▸ To be done
Copy each line below in which the string "that" occurs.

Source code of charts:
**********
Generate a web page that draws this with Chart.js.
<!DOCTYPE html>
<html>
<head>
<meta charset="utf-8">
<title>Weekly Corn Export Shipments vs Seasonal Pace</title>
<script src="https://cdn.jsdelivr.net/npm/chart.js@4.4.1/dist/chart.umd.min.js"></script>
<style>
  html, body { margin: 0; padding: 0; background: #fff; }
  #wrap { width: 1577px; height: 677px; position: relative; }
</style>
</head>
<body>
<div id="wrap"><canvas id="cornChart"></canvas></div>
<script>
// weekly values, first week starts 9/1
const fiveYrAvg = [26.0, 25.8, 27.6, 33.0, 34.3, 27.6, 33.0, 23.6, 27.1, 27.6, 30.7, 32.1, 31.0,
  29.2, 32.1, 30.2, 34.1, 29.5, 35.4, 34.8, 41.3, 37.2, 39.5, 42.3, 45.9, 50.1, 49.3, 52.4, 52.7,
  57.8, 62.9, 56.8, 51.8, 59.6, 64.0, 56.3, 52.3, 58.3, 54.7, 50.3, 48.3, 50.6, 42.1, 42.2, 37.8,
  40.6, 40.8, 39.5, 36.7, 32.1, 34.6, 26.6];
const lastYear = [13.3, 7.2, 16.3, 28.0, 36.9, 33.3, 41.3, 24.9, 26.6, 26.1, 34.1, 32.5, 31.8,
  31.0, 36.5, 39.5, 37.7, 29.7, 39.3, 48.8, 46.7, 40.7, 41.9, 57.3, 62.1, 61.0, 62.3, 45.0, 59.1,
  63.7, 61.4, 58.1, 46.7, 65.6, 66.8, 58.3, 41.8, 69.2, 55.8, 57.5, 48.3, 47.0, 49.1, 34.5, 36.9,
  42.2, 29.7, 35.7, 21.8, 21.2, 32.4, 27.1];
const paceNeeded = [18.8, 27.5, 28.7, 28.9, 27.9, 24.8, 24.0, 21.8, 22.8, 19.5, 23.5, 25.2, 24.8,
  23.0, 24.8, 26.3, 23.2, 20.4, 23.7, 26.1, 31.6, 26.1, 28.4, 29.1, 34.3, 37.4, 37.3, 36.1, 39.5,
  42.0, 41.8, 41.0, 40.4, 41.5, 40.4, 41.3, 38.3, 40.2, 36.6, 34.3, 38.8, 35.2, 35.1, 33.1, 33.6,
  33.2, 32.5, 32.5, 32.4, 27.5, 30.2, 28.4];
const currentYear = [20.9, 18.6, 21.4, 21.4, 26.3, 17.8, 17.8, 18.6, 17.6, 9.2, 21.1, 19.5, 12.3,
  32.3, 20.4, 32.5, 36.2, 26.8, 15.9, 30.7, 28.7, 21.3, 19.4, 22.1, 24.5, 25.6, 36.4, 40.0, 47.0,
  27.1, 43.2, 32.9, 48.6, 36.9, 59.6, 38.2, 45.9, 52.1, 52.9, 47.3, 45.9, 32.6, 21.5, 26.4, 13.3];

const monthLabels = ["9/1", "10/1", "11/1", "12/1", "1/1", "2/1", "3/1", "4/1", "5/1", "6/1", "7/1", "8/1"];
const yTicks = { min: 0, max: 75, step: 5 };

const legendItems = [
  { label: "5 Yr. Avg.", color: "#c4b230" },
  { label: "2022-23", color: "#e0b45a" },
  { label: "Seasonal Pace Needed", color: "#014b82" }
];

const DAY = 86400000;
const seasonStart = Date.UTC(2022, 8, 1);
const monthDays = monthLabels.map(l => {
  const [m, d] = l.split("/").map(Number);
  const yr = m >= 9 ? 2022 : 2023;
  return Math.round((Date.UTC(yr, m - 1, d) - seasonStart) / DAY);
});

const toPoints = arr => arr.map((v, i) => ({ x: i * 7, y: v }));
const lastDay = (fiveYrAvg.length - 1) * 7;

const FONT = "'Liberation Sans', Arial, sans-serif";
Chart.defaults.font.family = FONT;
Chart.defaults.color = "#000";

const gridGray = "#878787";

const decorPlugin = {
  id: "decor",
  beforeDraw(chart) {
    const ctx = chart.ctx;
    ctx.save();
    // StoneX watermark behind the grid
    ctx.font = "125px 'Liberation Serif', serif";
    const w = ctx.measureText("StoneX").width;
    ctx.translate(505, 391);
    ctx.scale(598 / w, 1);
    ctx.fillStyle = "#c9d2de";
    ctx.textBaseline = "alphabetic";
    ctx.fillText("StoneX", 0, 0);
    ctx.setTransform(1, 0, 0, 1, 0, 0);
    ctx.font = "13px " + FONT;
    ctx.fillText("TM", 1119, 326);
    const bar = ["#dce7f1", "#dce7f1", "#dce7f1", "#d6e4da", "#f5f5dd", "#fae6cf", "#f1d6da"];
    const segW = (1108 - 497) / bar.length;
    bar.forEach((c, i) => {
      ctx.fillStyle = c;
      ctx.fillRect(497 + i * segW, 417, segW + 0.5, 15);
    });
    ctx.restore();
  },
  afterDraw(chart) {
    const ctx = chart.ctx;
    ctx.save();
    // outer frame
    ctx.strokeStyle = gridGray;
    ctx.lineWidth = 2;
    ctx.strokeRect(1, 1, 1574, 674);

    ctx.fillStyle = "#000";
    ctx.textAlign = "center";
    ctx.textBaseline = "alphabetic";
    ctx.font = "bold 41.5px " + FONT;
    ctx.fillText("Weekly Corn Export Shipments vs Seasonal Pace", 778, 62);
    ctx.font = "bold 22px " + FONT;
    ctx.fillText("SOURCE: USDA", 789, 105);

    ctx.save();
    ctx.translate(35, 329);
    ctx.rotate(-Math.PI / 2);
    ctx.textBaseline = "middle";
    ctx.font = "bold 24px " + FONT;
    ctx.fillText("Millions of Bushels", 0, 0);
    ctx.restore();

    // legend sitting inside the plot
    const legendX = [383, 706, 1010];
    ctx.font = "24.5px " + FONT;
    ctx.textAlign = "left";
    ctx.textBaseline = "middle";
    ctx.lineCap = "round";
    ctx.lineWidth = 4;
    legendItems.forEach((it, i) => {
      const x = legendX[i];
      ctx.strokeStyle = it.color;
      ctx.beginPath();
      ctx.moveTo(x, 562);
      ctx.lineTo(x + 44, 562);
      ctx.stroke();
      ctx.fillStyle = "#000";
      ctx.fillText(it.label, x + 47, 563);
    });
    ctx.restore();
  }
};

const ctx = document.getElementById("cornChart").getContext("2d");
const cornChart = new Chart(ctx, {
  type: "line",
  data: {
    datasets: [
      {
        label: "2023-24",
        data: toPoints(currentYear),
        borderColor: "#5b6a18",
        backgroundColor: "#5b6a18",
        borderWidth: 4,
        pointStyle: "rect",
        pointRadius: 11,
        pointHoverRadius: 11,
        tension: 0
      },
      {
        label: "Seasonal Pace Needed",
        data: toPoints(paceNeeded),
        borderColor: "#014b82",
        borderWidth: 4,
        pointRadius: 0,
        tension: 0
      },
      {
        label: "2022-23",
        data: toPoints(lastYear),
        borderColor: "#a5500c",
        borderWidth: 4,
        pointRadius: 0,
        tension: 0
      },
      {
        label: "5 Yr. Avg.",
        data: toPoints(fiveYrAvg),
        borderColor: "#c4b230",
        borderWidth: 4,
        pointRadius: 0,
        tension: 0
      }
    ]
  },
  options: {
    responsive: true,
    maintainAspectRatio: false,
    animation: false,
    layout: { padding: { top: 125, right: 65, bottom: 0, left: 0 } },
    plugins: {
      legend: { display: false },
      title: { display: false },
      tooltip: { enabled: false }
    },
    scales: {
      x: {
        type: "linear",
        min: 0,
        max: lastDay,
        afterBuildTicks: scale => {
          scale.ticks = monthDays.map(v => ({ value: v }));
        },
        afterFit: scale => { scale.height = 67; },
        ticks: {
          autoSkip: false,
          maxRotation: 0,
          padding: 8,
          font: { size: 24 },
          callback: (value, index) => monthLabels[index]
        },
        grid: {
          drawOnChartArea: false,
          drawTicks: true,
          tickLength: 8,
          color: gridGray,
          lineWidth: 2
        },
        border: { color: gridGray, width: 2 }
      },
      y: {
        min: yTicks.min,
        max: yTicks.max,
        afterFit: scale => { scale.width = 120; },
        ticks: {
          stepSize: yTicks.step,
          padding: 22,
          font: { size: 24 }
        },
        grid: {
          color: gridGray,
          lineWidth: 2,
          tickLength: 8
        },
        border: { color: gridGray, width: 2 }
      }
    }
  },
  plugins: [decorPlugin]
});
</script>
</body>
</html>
**********
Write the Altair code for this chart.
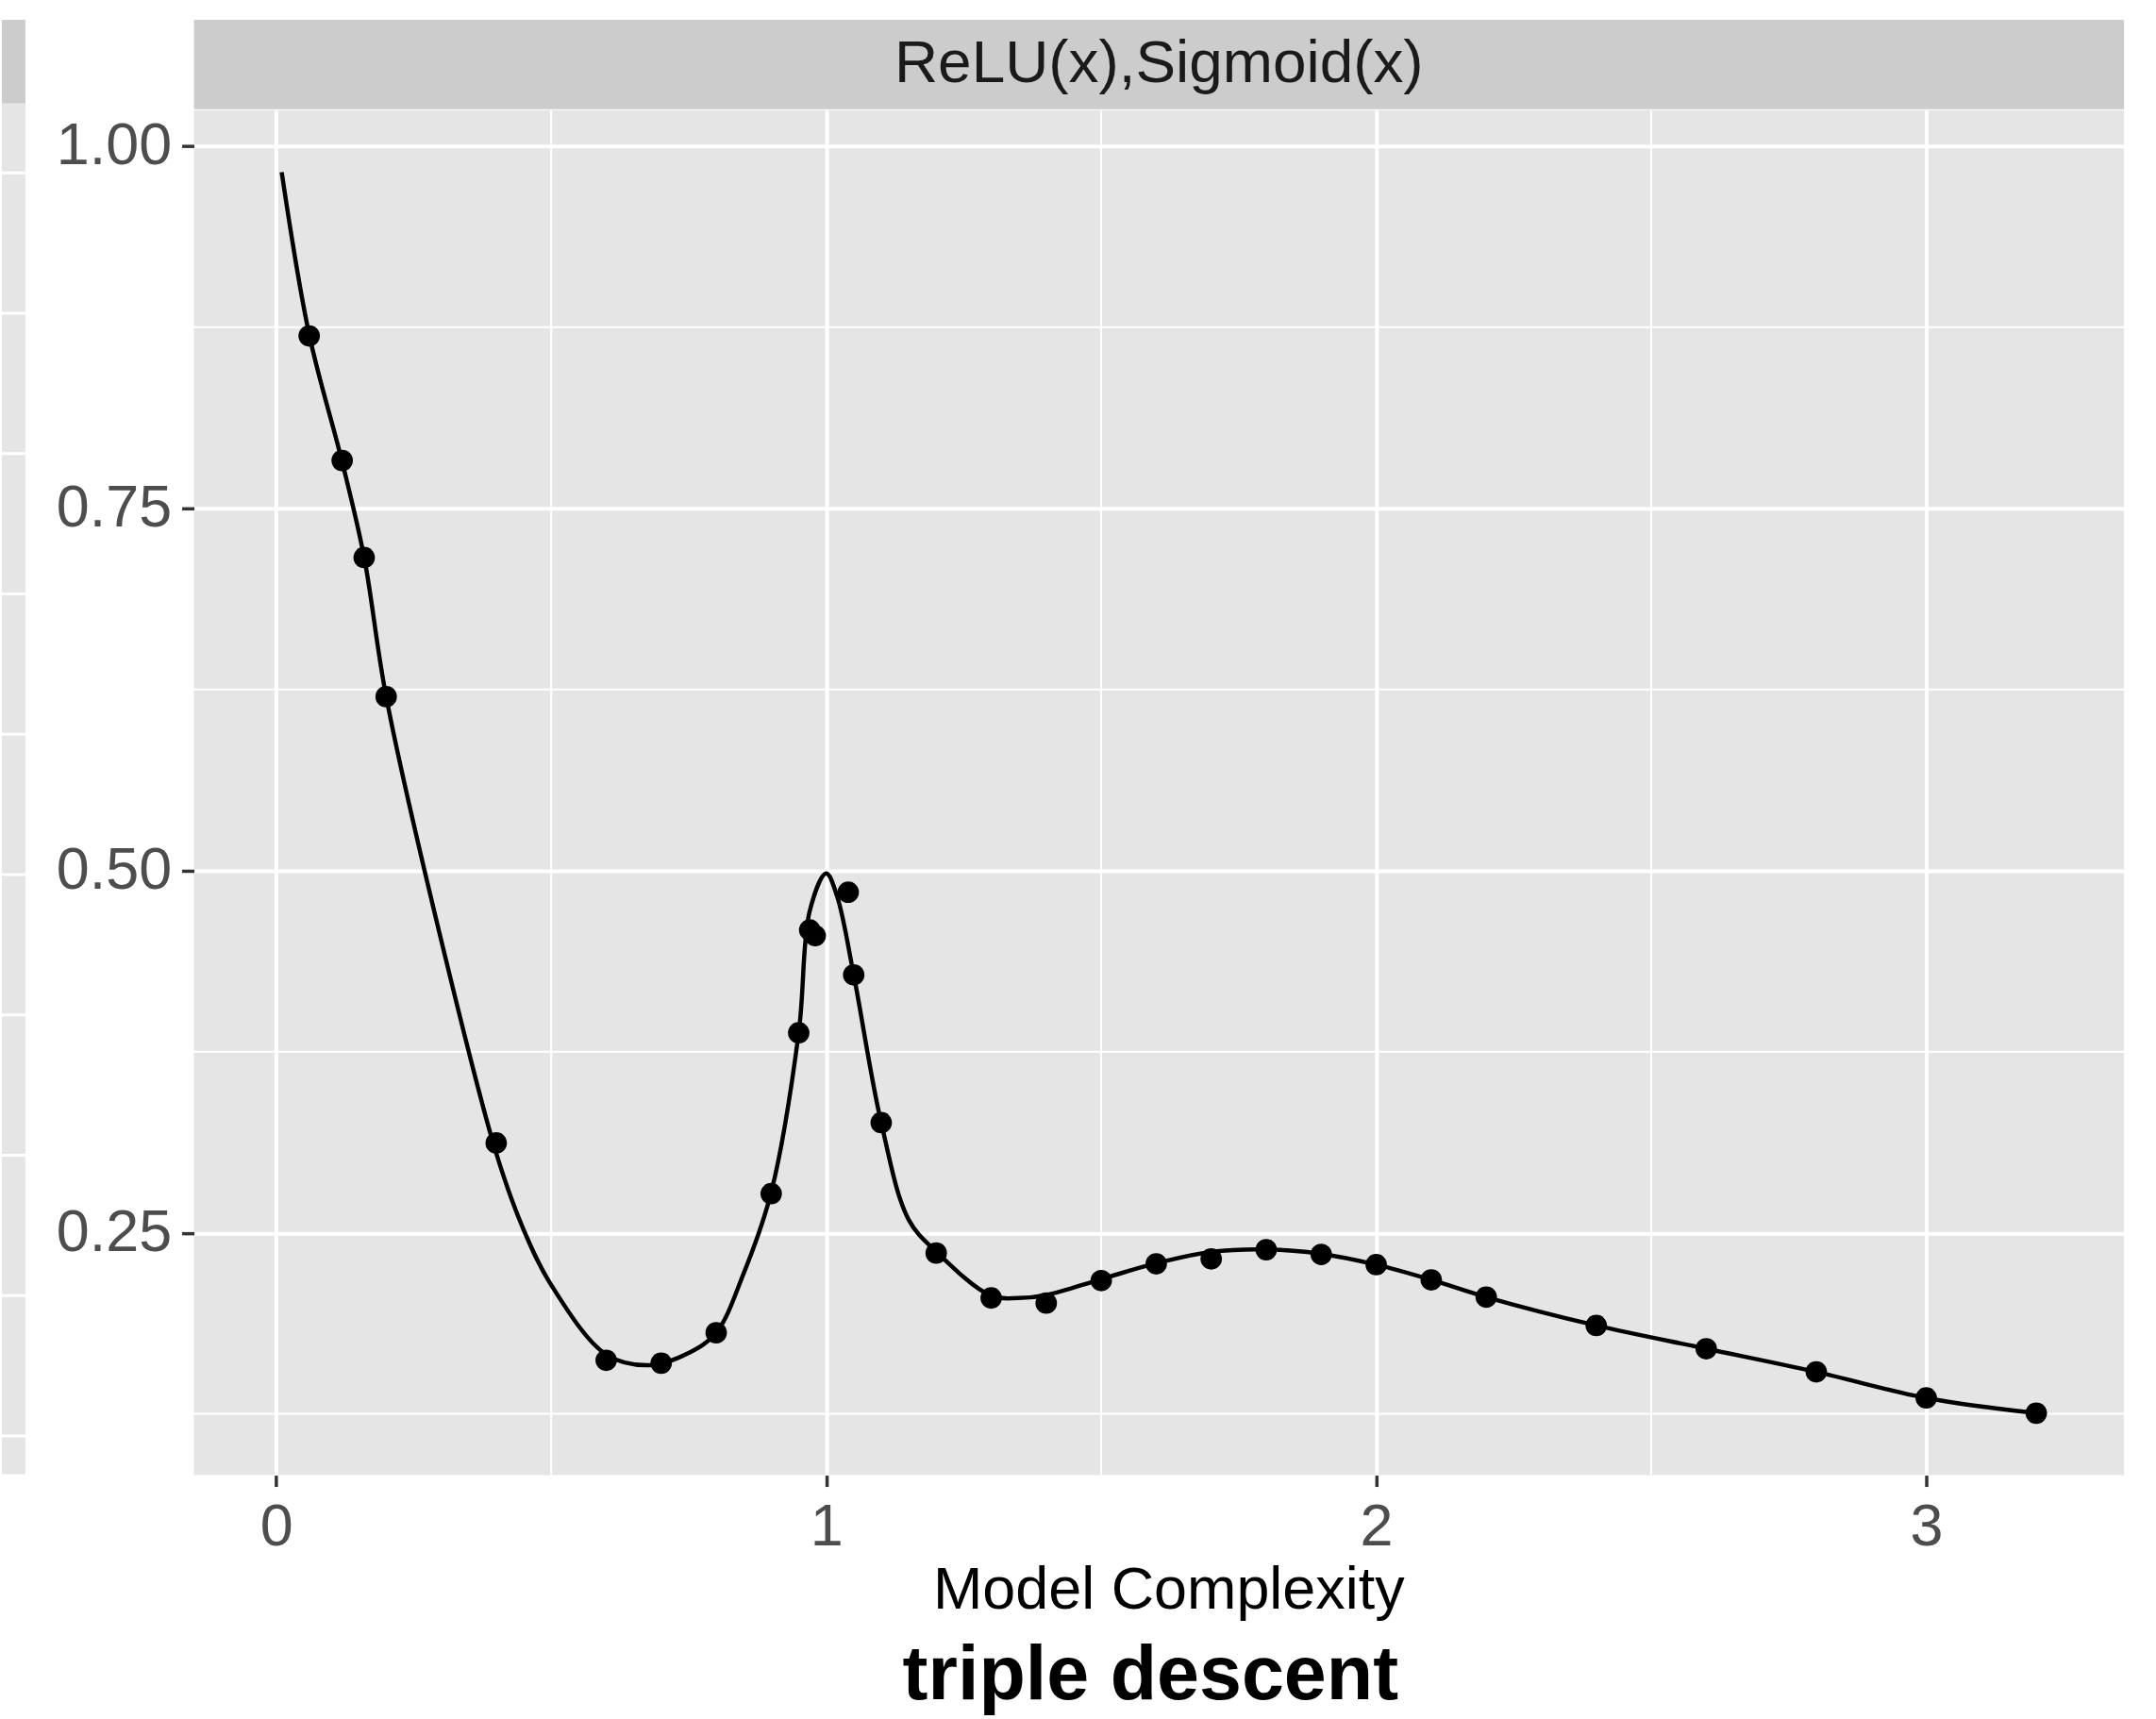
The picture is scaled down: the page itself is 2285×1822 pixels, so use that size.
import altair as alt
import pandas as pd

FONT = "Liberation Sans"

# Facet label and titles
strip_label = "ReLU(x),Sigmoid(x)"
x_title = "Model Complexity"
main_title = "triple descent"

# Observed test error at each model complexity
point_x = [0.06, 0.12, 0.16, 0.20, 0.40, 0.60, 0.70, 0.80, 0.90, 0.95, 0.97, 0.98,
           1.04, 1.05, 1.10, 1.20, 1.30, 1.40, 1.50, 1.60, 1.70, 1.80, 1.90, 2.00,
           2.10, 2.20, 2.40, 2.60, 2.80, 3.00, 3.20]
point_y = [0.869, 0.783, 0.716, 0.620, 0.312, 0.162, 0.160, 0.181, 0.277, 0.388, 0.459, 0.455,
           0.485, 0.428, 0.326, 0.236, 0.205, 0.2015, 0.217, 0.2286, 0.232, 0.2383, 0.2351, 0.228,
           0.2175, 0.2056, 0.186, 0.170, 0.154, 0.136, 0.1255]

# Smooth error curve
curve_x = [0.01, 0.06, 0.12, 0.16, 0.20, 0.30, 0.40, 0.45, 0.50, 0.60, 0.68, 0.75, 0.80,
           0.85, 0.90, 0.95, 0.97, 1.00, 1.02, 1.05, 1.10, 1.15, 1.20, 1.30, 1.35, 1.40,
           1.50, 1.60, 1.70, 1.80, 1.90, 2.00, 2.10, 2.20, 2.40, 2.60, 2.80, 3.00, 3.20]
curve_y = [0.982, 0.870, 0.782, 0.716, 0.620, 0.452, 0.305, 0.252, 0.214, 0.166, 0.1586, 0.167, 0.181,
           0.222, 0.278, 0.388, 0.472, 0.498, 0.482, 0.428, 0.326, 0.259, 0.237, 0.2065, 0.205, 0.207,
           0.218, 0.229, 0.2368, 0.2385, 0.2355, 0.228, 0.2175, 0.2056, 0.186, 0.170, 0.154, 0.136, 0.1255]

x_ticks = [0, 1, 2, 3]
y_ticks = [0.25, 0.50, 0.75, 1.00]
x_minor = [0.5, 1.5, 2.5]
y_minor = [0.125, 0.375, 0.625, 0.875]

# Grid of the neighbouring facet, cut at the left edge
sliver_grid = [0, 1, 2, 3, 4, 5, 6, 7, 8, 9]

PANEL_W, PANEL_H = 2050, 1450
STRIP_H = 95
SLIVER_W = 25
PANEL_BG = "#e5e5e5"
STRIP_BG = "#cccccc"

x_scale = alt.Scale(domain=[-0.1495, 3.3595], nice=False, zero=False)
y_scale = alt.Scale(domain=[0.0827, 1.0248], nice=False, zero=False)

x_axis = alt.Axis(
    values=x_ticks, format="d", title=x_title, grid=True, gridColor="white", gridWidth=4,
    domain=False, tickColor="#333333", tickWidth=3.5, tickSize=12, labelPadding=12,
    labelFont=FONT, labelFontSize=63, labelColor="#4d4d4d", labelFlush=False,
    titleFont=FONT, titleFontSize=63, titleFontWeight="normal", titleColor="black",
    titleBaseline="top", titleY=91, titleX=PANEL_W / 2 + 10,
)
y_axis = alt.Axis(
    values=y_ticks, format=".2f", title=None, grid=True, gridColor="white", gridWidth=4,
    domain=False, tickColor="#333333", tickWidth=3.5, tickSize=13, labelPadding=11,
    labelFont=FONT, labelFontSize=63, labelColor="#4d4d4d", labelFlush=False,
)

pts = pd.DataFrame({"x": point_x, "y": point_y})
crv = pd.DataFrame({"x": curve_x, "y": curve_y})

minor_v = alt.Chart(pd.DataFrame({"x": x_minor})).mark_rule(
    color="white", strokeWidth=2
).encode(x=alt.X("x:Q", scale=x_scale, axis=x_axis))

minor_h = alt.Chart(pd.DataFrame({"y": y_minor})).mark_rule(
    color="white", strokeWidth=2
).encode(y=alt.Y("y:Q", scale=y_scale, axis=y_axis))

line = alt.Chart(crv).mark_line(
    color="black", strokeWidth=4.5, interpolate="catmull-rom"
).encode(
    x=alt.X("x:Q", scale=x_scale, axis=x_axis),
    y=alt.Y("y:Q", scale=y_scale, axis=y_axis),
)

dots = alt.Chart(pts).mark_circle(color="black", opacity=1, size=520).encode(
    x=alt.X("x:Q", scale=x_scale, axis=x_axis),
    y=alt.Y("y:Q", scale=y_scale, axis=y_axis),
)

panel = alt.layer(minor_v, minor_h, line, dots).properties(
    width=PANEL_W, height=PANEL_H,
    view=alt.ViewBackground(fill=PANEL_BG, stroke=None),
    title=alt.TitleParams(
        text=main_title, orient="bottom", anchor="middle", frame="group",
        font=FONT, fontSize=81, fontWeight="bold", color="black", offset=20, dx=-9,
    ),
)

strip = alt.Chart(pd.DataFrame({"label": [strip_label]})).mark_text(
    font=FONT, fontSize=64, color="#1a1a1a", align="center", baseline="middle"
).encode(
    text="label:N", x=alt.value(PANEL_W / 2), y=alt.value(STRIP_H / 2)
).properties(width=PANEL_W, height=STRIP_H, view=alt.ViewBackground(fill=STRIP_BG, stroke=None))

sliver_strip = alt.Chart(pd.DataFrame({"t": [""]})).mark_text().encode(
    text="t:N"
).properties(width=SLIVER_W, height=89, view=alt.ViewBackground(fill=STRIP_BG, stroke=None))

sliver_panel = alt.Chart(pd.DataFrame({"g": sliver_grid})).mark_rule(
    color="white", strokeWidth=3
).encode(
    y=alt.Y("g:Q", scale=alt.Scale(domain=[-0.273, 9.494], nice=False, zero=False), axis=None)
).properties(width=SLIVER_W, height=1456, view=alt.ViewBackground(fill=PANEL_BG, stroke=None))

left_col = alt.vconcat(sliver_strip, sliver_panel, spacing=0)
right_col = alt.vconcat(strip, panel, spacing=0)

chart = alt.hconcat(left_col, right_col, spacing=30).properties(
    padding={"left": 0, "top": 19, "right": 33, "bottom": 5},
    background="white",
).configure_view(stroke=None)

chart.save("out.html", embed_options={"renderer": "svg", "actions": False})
**********
▸ Solution for this exercise
Generate a web page that draws this with Chart.js.
The picture is scaled down: the page itself is 2285×1822 pixels, so use that size.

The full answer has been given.